Records to use:
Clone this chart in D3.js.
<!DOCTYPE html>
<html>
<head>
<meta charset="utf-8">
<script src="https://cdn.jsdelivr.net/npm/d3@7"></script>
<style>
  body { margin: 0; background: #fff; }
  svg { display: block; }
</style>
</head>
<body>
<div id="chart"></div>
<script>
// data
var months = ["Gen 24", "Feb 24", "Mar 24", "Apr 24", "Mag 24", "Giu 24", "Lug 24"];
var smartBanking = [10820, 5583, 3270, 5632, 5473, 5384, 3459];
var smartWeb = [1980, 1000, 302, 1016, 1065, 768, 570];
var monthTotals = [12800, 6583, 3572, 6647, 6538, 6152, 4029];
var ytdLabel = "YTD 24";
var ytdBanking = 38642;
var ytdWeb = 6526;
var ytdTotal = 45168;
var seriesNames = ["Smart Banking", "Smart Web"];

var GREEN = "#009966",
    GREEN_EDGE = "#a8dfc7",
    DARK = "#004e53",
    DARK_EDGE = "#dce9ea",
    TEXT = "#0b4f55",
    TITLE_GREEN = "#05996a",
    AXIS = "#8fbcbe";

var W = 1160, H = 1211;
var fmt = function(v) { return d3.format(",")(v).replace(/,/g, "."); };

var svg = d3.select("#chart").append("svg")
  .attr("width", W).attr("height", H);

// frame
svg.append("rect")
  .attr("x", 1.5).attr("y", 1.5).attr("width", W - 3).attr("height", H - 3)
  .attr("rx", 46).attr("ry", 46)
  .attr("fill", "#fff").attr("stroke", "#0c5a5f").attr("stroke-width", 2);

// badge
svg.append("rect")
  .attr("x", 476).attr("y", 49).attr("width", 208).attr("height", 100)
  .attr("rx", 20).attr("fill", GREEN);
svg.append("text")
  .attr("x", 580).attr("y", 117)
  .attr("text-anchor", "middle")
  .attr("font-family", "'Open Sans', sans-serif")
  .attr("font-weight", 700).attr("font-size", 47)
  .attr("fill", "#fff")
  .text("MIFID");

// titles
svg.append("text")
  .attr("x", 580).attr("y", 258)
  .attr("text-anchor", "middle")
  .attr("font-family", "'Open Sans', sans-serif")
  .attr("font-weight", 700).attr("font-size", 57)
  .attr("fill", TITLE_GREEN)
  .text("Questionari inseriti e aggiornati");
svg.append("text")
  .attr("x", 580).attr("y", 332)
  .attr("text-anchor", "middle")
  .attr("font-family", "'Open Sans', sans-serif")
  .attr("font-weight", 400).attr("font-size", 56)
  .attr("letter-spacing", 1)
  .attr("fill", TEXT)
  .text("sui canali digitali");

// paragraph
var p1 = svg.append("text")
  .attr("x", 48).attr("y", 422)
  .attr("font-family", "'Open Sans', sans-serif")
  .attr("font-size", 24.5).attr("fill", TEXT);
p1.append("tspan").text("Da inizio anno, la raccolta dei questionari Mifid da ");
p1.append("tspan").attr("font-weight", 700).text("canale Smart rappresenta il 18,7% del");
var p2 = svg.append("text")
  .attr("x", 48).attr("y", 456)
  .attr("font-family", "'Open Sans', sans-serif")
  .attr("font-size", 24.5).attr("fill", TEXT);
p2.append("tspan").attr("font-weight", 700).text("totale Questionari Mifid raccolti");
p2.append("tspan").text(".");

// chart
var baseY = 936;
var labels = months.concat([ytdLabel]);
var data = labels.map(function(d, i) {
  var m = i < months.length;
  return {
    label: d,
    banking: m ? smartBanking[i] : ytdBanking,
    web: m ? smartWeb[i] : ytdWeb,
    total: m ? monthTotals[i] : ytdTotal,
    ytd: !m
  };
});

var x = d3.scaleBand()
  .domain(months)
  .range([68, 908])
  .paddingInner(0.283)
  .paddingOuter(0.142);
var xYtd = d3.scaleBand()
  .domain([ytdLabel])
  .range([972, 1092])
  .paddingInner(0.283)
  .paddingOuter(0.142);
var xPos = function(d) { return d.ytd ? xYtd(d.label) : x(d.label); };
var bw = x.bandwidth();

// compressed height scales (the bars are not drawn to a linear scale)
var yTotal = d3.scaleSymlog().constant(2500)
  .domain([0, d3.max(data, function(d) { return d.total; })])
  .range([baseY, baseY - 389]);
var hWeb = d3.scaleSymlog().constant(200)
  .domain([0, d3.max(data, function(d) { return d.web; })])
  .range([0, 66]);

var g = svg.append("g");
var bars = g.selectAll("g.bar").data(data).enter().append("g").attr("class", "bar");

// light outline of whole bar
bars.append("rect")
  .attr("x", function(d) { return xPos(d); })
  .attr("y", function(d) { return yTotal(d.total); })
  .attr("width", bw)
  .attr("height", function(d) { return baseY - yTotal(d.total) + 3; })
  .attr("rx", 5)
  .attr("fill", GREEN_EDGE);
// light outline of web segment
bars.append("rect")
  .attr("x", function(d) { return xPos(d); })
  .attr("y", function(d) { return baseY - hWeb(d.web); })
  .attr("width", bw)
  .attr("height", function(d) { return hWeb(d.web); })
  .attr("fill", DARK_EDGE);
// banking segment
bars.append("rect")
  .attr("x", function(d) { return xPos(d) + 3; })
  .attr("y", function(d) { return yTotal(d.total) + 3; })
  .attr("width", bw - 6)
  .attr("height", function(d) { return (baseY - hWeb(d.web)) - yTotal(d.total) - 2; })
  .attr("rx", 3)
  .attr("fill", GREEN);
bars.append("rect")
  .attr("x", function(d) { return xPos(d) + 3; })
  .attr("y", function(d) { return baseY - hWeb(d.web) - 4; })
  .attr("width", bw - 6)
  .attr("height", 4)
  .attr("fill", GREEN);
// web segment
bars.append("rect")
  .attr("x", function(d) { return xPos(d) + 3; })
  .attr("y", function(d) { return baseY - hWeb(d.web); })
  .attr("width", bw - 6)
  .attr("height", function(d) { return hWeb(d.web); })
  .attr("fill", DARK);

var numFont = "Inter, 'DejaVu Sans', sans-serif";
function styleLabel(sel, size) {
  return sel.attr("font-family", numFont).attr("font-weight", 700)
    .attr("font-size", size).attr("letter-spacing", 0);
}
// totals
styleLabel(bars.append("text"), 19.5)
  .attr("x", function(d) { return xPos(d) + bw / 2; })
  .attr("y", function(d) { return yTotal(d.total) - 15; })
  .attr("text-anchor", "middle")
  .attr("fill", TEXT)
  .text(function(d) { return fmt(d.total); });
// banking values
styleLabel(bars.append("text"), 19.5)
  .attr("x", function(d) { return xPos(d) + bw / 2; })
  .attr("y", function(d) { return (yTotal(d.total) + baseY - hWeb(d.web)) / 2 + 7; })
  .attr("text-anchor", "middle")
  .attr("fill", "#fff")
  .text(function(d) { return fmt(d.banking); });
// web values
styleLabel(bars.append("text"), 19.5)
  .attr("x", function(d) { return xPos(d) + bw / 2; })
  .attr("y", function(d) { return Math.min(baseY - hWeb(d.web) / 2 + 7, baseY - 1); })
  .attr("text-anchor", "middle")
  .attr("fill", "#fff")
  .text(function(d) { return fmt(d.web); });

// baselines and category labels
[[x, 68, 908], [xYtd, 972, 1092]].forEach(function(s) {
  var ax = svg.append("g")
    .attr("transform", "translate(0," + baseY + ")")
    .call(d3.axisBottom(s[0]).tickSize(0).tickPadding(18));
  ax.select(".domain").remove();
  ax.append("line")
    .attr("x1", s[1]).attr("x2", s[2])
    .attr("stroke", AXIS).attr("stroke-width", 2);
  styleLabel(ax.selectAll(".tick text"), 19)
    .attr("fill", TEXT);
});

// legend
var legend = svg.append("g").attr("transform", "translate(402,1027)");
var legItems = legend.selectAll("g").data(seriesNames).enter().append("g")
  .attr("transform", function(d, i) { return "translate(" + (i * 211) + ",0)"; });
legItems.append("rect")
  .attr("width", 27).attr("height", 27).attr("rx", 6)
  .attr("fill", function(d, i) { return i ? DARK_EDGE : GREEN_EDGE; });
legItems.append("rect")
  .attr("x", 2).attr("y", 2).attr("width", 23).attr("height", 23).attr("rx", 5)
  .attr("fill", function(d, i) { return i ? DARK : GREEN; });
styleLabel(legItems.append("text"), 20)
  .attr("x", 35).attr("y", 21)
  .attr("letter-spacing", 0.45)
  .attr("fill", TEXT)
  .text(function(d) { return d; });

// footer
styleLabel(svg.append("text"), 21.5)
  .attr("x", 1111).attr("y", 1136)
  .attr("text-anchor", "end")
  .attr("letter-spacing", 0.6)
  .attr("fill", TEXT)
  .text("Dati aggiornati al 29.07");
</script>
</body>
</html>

...

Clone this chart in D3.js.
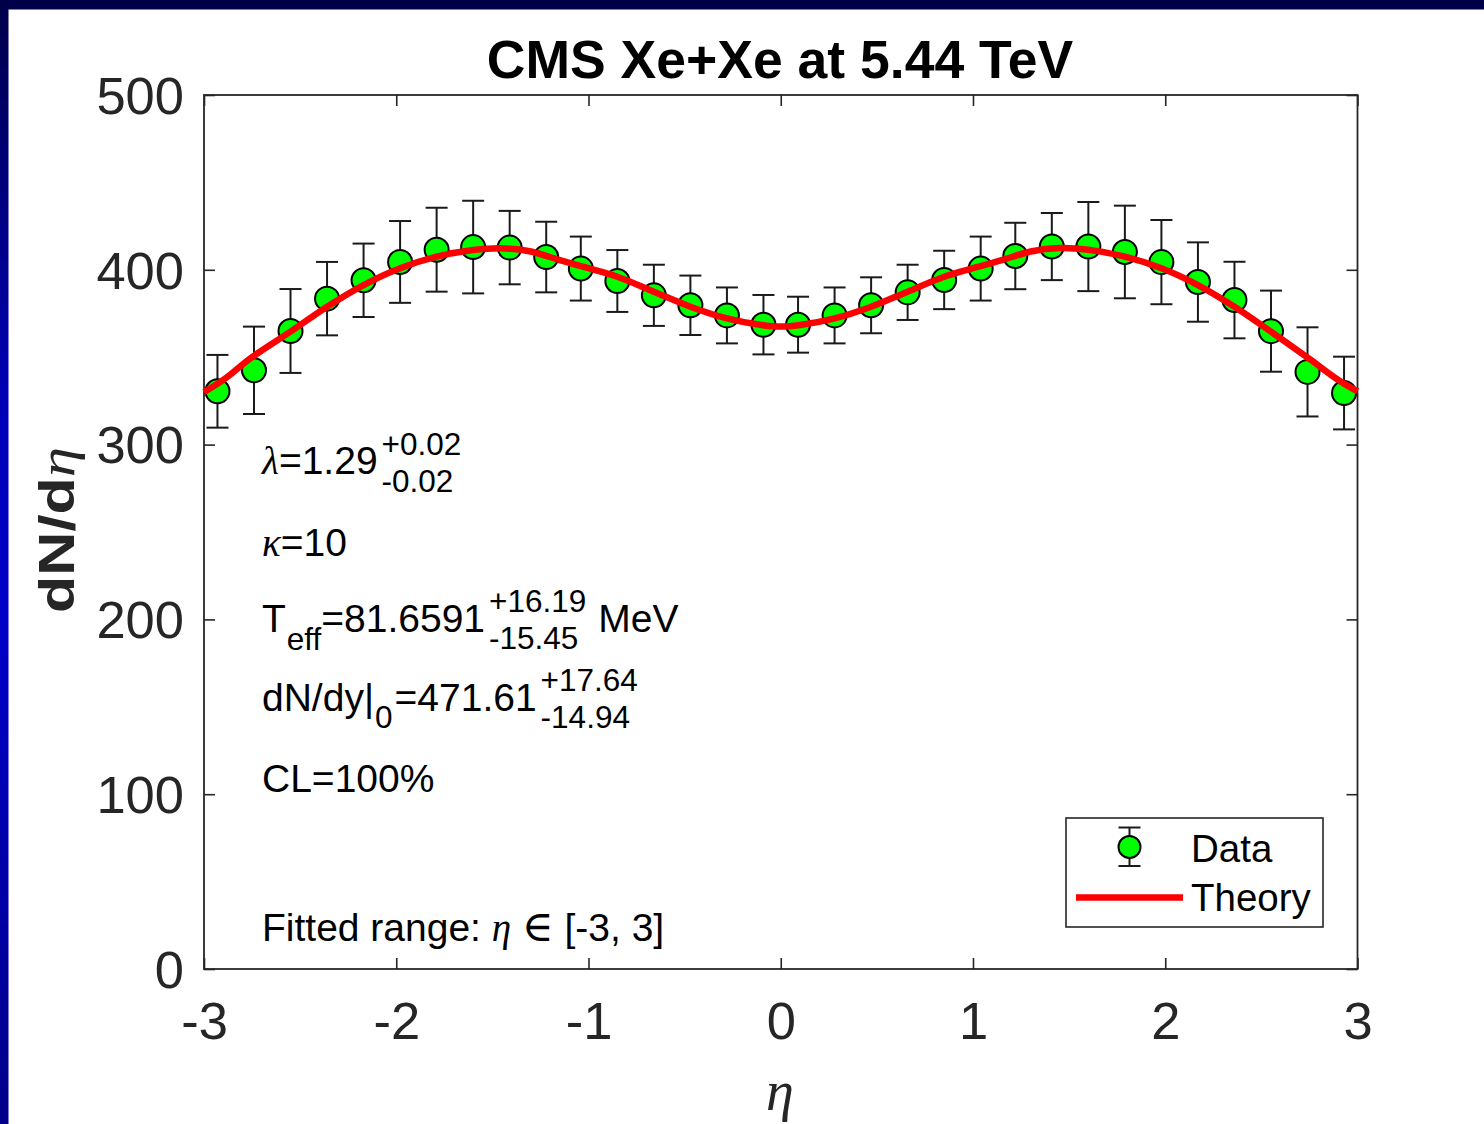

* * *

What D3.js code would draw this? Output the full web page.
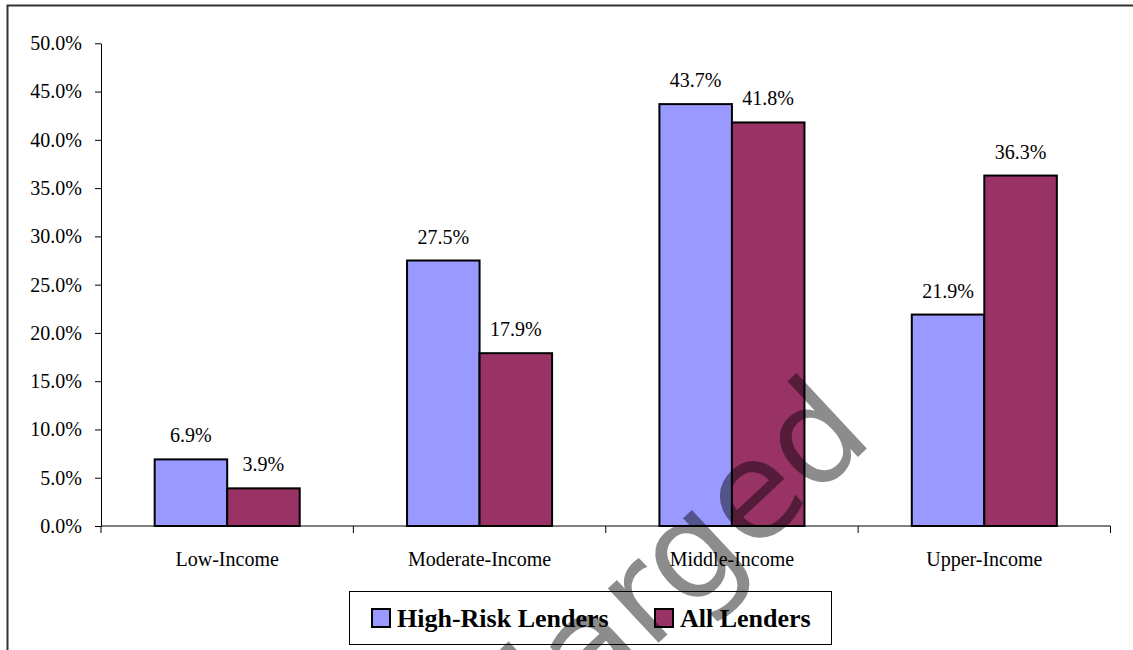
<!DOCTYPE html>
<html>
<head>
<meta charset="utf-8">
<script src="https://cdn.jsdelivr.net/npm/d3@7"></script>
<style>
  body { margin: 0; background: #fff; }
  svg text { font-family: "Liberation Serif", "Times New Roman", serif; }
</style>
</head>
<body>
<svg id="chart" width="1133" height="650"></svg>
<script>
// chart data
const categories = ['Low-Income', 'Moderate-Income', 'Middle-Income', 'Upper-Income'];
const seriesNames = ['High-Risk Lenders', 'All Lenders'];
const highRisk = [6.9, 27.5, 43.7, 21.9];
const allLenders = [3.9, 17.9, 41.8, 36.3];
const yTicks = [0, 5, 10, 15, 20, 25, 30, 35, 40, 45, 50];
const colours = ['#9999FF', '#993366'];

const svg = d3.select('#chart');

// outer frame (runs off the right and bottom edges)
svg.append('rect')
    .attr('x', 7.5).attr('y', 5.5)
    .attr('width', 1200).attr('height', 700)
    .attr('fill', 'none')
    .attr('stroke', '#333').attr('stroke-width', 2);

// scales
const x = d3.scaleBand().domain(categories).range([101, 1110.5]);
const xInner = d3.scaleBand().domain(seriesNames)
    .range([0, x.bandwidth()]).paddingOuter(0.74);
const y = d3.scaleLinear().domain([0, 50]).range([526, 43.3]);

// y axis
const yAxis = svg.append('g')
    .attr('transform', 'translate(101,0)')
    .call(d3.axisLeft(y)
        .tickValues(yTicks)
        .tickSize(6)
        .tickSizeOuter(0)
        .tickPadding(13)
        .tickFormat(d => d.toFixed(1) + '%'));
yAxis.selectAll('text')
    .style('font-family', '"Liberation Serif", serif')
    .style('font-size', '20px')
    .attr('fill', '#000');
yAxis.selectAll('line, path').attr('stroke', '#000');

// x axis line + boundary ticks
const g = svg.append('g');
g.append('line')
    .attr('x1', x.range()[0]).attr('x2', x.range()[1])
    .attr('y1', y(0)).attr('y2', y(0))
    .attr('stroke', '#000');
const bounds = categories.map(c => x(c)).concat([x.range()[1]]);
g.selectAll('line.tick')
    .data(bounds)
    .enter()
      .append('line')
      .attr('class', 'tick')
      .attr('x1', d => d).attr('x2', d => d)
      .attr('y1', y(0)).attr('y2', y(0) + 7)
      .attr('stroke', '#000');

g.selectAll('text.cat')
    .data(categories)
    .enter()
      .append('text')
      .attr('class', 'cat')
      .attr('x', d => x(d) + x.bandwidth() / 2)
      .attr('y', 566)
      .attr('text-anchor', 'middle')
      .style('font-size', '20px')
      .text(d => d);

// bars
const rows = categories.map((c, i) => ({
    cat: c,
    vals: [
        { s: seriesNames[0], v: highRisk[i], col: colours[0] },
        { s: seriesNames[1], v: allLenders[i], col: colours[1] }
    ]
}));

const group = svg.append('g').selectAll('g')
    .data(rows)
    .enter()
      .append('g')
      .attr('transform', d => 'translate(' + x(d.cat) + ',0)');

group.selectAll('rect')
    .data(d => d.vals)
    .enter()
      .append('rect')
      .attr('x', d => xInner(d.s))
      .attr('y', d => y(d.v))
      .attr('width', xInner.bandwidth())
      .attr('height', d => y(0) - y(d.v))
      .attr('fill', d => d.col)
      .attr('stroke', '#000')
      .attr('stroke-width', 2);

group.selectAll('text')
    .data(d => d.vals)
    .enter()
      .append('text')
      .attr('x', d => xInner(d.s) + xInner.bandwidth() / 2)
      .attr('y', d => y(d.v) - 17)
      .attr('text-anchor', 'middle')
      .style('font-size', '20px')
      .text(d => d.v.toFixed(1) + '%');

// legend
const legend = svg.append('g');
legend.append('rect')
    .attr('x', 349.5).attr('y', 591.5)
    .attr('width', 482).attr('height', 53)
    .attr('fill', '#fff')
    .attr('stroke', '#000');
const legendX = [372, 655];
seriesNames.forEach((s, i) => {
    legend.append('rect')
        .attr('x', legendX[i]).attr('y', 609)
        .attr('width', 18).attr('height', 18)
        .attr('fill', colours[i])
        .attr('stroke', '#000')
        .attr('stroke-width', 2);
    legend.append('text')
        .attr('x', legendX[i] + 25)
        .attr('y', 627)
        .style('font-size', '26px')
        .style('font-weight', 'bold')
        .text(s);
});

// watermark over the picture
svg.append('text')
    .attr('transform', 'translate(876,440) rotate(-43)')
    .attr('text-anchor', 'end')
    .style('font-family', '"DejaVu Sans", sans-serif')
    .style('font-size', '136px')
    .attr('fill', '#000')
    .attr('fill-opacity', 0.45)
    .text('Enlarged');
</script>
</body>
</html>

Short task: Take out nothing but the lines from the one containing "What D3.js code" to the one containing "const y = d3.scaleLinear().domain([0, 50]).range([526, 43.3]);", inclusive, retyped exactly. Drop the pictures.

Completed exercise:
What D3.js code would draw this? Output the full web page.
<!DOCTYPE html>
<html>
<head>
<meta charset="utf-8">
<script src="https://cdn.jsdelivr.net/npm/d3@7"></script>
<style>
  body { margin: 0; background: #fff; }
  svg text { font-family: "Liberation Serif", "Times New Roman", serif; }
</style>
</head>
<body>
<svg id="chart" width="1133" height="650"></svg>
<script>
// chart data
const categories = ['Low-Income', 'Moderate-Income', 'Middle-Income', 'Upper-Income'];
const seriesNames = ['High-Risk Lenders', 'All Lenders'];
const highRisk = [6.9, 27.5, 43.7, 21.9];
const allLenders = [3.9, 17.9, 41.8, 36.3];
const yTicks = [0, 5, 10, 15, 20, 25, 30, 35, 40, 45, 50];
const colours = ['#9999FF', '#993366'];

const svg = d3.select('#chart');

// outer frame (runs off the right and bottom edges)
svg.append('rect')
    .attr('x', 7.5).attr('y', 5.5)
    .attr('width', 1200).attr('height', 700)
    .attr('fill', 'none')
    .attr('stroke', '#333').attr('stroke-width', 2);

// scales
const x = d3.scaleBand().domain(categories).range([101, 1110.5]);
const xInner = d3.scaleBand().domain(seriesNames)
    .range([0, x.bandwidth()]).paddingOuter(0.74);
const y = d3.scaleLinear().domain([0, 50]).range([526, 43.3]);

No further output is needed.